Auch der Kreis Stormarn beschäftigte zuletzt vier Zivildienstleistenden in dem Förderzentrum Woldenhorn-Schule in Ahrensburg. Sie werden nun durch nach Tarif bezahlte Hilfskräfte ersetzt, so der Fachdienstleiter für Jugend, Schule und Kultur, Wilhelm Hegermann. Er rechnet mit um rund ein Drittel höheren Kosten.

Im Pflegedienst der Südstormarner Vereinigung für Sozialarbeit (SVS) in Reinbek müssen sich die Pflegekräfte durch die fehlenden fünf Zivis indes auf zusätzliche Arbeit einstellen. "Die Mitarbeiter werden nun erheblich mehr Aufgaben übernehmen müssen. Und dafür geht Zeit drauf, die sie ohnehin schon kaum haben", sagt Pflegedienstleiter Björn-Ole Wollschläger. Das komme zum ohnehin großen Fachkräftemangel in der Pflegebranche dazu. "Was hier stattfindet, ist einfach nicht nachvollziehbar", sagt Wollschläger. Auch der SVS werde Mitarbeiter auf 400-Euro-Basis einstellen müssen. Denn: "Dass sich noch Freiwillige melden, erwarten wir nicht." Ähnlich sieht dies auch Karin Heino, Leiterin der DRK-Sozialstationen in Ahrensburg, Ammersbek und Großhansdorf. Dort habe man bereits viele Leistungen einschränken müssen. "Spontane Besorgungen und Transporte sind jetzt nicht mehr möglich. Alles muss nun Tage vorher geplant werden", so Heino.

"Der Schnellschuss hat einen Trümmerhaufen zurückgelassen", urteilt Uwe Schneider, Vorsitzender des Vereins Jordsand, der zuletzt elf Zivildienstleistende beschäftigte. Er habe zwar eine Menge Bewerber für den Bundesfreiwilligendienst gehabt - 30 bis 40, schätzt er. "Aber dadurch, dass noch immer nicht klar ist, welche Zuschüsse es gibt, wussten wir nicht, was für uns gilt - gültige Verträge konnten wir nicht machen." Auch die Regelungen der Sozialabgaben seien nicht eindeutig geklärt. "Das ganze ist einfach vollkommen unausgegoren."

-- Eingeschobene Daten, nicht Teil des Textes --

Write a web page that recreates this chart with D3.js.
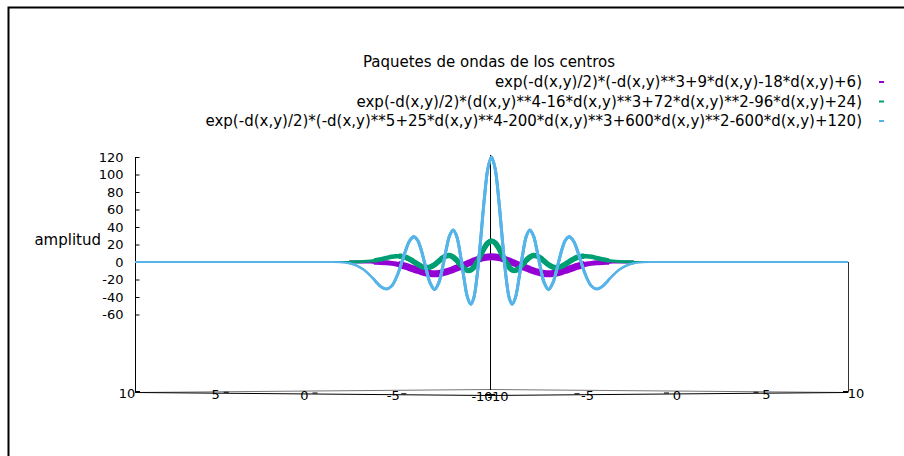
<!DOCTYPE html>
<html>
<head>
<meta charset="utf-8">
<script src="https://cdn.jsdelivr.net/npm/d3@7"></script>
<style>
  body { margin: 0; background: #fff; }
  text { font-family: "DejaVu Sans", sans-serif; font-size: 15px; fill: #000; }
  .tick text, .bt { font-size: 13px; }
</style>
</head>
<body>
<div id="canvas"></div>
<script>
// horizontal position of the profile, in units along the base diagonal (y - x)
var uVals = [-20, -15, -12, -10, -9, -8.5, -8, -7.6, -7.2, -6.8, -6.5, -6.2, -5.9, -5.6, -5.35, -5.1, -4.85, -4.6, -4.36, -4.15,
  -3.95, -3.7, -3.45, -3.2, -2.95, -2.75, -2.55, -2.35, -2.15, -1.95, -1.75, -1.55, -1.35, -1.16, -1, -0.8, -0.6, -0.4, -0.2,
  0,
  0.2, 0.4, 0.6, 0.8, 1, 1.16, 1.35, 1.55, 1.75, 1.95, 2.15, 2.35, 2.55, 2.75, 2.95, 3.2, 3.45, 3.7, 3.95,
  4.15, 4.36, 4.6, 4.85, 5.1, 5.35, 5.6, 5.9, 6.2, 6.5, 6.8, 7.2, 7.6, 8, 8.5, 9, 10, 12, 15, 20];

// amplitud
var purple = [0, 0, 0, 0, 0, 0, 0, -0.01, -0.04, -0.12, -0.25, -0.49, -0.9, -1.57, -2.38, -3.46, -4.82, -6.42, -8.1, -9.58,
  -10.9, -12.28, -13.18, -13.47, -13.11, -12.4, -11.34, -10.03, -8.55, -6.95, -5.29, -3.59, -1.87, -0.26, 1.07, 2.63, 4.0, 5.07, 5.76,
  6,
  5.76, 5.07, 4.0, 2.63, 1.07, -0.26, -1.87, -3.59, -5.29, -6.95, -8.55, -10.03, -11.34, -12.4, -13.11, -13.47, -13.18, -12.28, -10.9,
  -9.58, -8.1, -6.42, -4.82, -3.46, -2.38, -1.57, -0.9, -0.49, -0.25, -0.12, -0.04, -0.01, 0, 0, 0, 0, 0, 0, 0];

var green = [0, 0, 0, 0, 0, 0.02, 0.07, 0.2, 0.51, 1.19, 2.03, 3.2, 4.58, 5.9, 6.59, 6.54, 5.47, 3.27, 0.33, -2.45,
  -4.77, -6.39, -5.89, -3.12, 1.12, 4.52, 6.86, 7.34, 5.59, 1.89, -2.86, -7.17, -9.58, -9.05, -6.18, 0.12, 8.19, 16.12, 21.89,
  24,
  21.89, 16.12, 8.19, 0.12, -6.18, -9.05, -9.58, -7.17, -2.86, 1.89, 5.59, 7.34, 6.86, 4.52, 1.12, -3.12, -5.89, -6.39, -4.77,
  -2.45, 0.33, 3.27, 5.47, 6.54, 6.59, 5.9, 4.58, 3.2, 2.03, 1.19, 0.51, 0.2, 0.07, 0.02, 0, 0, 0, 0, 0];

var blue = [0, 0, 0, 0, -0.1, -0.4, -1.5, -3.8, -8.3, -15.5, -22.2, -28.3, -30.9, -27.4, -18.3, -4.5, 11.2, 24.0, 28.9, 25.0,
  14.2, -5.3, -23.6, -31.4, -23.3, -6.8, 13.4, 30.2, 36.7, 29.2, 8.8, -17.6, -40.1, -48.2, -41.6, -14.4, 27.7, 72.8, 107.2,
  120,
  107.2, 72.8, 27.7, -14.4, -41.6, -48.2, -40.1, -17.6, 8.8, 29.2, 36.7, 30.2, 13.4, -6.8, -23.3, -31.4, -23.6, -5.3, 14.2,
  25.0, 28.9, 24.0, 11.2, -4.5, -18.3, -27.4, -30.9, -28.3, -22.2, -15.5, -8.3, -3.8, -1.5, -0.4, -0.1, 0, 0, 0, 0];

var zTicks = [-60, -40, -20, 0, 20, 40, 60, 80, 100, 120];
var xTicks = [10, 5, 0, -5, -10];
var yTicks = [-10, -5, 0, 5, 10];

var titleText = "Paquetes de ondas de los centros";
var legendLabels = [
  "exp(-d(x,y)/2)*(-d(x,y)**3+9*d(x,y)-18*d(x,y)+6)",
  "exp(-d(x,y)/2)*(d(x,y)**4-16*d(x,y)**3+72*d(x,y)**2-96*d(x,y)+24)",
  "exp(-d(x,y)/2)*(-d(x,y)**5+25*d(x,y)**4-200*d(x,y)**3+600*d(x,y)**2-600*d(x,y)+120)"
];
var colors = ["#9400d3", "#009e73", "#56b4e9"];
// band widths: [inner, middle, outer] for each curve
var widths = [[7, 5, 3], [5.5, 4.5, 3], [3, 3, 2.5]];

const W = 904, H = 456;
const svg = d3.select("#canvas").append("svg")
  .attr("width", W).attr("height", H);

// page frame (right and bottom edges fall outside the window)
svg.append("path")
  .attr("d", "M8.5," + H + "V7.5H" + W)
  .attr("fill", "none").attr("stroke", "#000").attr("stroke-width", 2);

// scales
const u = d3.scaleLinear().domain([-20, 20]).range([135, 848]);
const z = d3.scaleLinear().domain([0, 120]).range([262, 157]);
const xs = d3.scaleLinear().domain([10, -10]).range([135, 490]);
const ys = d3.scaleLinear().domain([-10, 10]).range([490, 848]);
// front edges of the base are slightly tilted
const frontY = d3.scaleLinear().domain([135, 490, 848]).range([392.5, 395.5, 392.5]);
const backY = d3.scaleLinear().domain([135, 490, 848]).range([392.5, 389.5, 392.5]);

// base of the box
svg.append("path")
  .attr("d", "M135," + backY(135) + "L490," + backY(490) + "L848," + backY(848))
  .attr("fill", "none").attr("stroke", "#777").attr("stroke-width", 1);
svg.append("path")
  .attr("d", "M135," + frontY(135) + "L490," + frontY(490) + "L848," + frontY(848))
  .attr("fill", "none").attr("stroke", "#000").attr("stroke-width", 1);

// verticals
svg.append("line").attr("x1", 135.5).attr("x2", 135.5).attr("y1", 157).attr("y2", 392.5)
  .attr("stroke", "#000");
svg.append("line").attr("x1", 490.5).attr("x2", 490.5).attr("y1", 155).attr("y2", 390)
  .attr("stroke", "#000");
svg.append("line").attr("x1", 848.5).attr("x2", 848.5).attr("y1", 262).attr("y2", 392.5)
  .attr("stroke", "#333");

// z axis
const zAxis = svg.append("g")
  .attr("transform", "translate(135.5,0)")
  .call(d3.axisLeft(z).tickValues(zTicks).tickFormat(d => String(d))
    .tickSizeInner(-4).tickSizeOuter(0).tickPadding(12));
zAxis.select(".domain").remove();
zAxis.selectAll("text").style("font-size", "13px").style("font-family", "DejaVu Sans");

svg.append("text")
  .attr("x", 101).attr("y", 240).attr("dy", "0.35em")
  .attr("text-anchor", "end")
  .text("amplitud");

// base tick labels
svg.selectAll(".xt").data(xTicks).enter().append("text")
  .attr("class", "bt")
  .attr("x", d => xs(d) - 8).attr("y", d => frontY(xs(d)) + 1).attr("dy", "0.35em")
  .attr("text-anchor", "middle").text(d => String(d));
svg.selectAll(".xtk").data(xTicks).enter().append("line")
  .attr("x1", d => xs(d)).attr("x2", d => xs(d) + 5)
  .attr("y1", d => frontY(xs(d)) - 1).attr("y2", d => frontY(xs(d)) - 1)
  .attr("stroke", "#000");
svg.selectAll(".yt").data(yTicks).enter().append("text")
  .attr("class", "bt")
  .attr("x", d => ys(d) + 8).attr("y", d => frontY(ys(d)) + 1).attr("dy", "0.35em")
  .attr("text-anchor", "middle").text(d => String(d));
svg.selectAll(".ytk").data(yTicks).enter().append("line")
  .attr("x1", d => ys(d) - 5).attr("x2", d => ys(d))
  .attr("y1", d => frontY(ys(d)) - 1).attr("y2", d => frontY(ys(d)) - 1)
  .attr("stroke", "#000");

// the overlapping mesh lines make the bands thick only where the waves are
var bandLimits = [5.2, 6.6, 8];
bandLimits.forEach(function (lim, j) {
  svg.append("clipPath").attr("id", "band" + j)
    .append("rect")
    .attr("x", u(-lim)).attr("width", u(lim) - u(-lim))
    .attr("y", 0).attr("height", H);
});

// profiles
const series = [purple, green, blue];
const line = d3.line()
  .x((d, i) => u(uVals[i]))
  .y(d => z(d))
  .curve(d3.curveCatmullRom);
series.forEach(function (s, k) {
  svg.append("path")
    .datum(s)
    .attr("d", line)
    .attr("fill", "none")
    .attr("stroke", colors[k])
    .attr("stroke-width", 2);
  bandLimits.forEach(function (lim, j) {
    svg.append("path")
      .datum(s)
      .attr("d", line)
      .attr("clip-path", "url(#band" + (2 - j) + ")")
      .attr("fill", "none")
      .attr("stroke", colors[k])
      .attr("stroke-width", widths[k][2 - j])
      .attr("stroke-linejoin", "round");
  });
});

// title and key
svg.append("text")
  .attr("x", 489).attr("y", 62).attr("dy", "0.35em")
  .attr("text-anchor", "middle")
  .text(titleText);
legendLabels.forEach(function (t, k) {
  const yy = 82 + k * 19.5;
  svg.append("text")
    .attr("x", 862).attr("y", yy).attr("dy", "0.35em")
    .attr("text-anchor", "end")
    .text(t);
  svg.append("line")
    .attr("x1", 879).attr("x2", 884).attr("y1", yy).attr("y2", yy)
    .attr("stroke", colors[k]).attr("stroke-width", 2);
});
</script>
</body>
</html>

Wie viele Freiwillige sich in Stormarn oder in Schleswig-Holstein bereits gemeldet haben, konnte das Bundesamt für Familie und zivile Aufgaben auf Anfrage nicht mitteilen. Anfang Juni seien rund 1000 Verträge bundesweit geschlossen worden. "Wir erwarten, dass es am 1. Juli keinen großen Unterschied zwischen der Zahl der Freiwilligen und der Zivis gibt", schrieb das Amt.